Problem
Using the training data set, create a C5.0 model to predict a loan applicant's Approval using Debt-to-Income Ratio, FICO Score, and Request Amount. Obtain the predicted responses.
Evaluate Model 1 using the test data set. Construct a contingency table to compare the actual and predicted values of Approval.
For Model 1, calculate all of the model evaluation measures from the above table (name it as Model Evaluation Table). Leave space for Model 2.
Interpret each of the Model 1 evaluation measures from the Model Evaluation Table.
Construct the simplified data-driven cost matrix based on the following.
• Compute the mean of the Interest per loan applicant from the training data set. Set the negative of that value to be the cost of a true positive.
• Calculate the mean Request Amount per loan applicant from the training data set. Set this value to be the cost of a false positive.
• Obtain the simplified data-driven cost matrix.

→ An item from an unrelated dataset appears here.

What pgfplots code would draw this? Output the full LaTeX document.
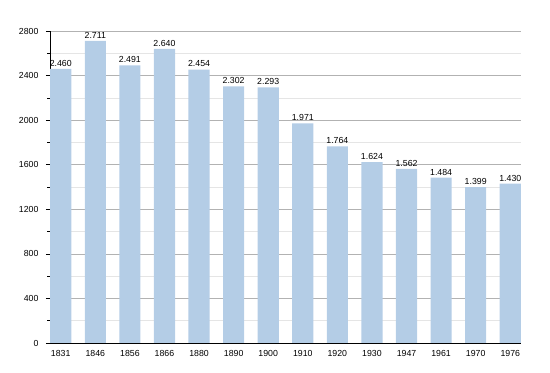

Using the training set, build a C5.0 model (Model 2) to predict a loan applicant's Approval using Debt-to-Income Ratio, FICO Score, and Request Amount, using the simplified data-driven cost matrix.
Populate the Model Evaluation Table with the evaluation measures for Model 2, using the data-driven cost matrix.
Interpret each of the Model 2 evaluation measures from the Model Evaluation Table.
Compare Model 1 and Model 2 using the Model Evaluation Table. Discuss the strengths and weaknesses of each model.
How much money did we make for our bank by using data-driven error costs to evaluate our models?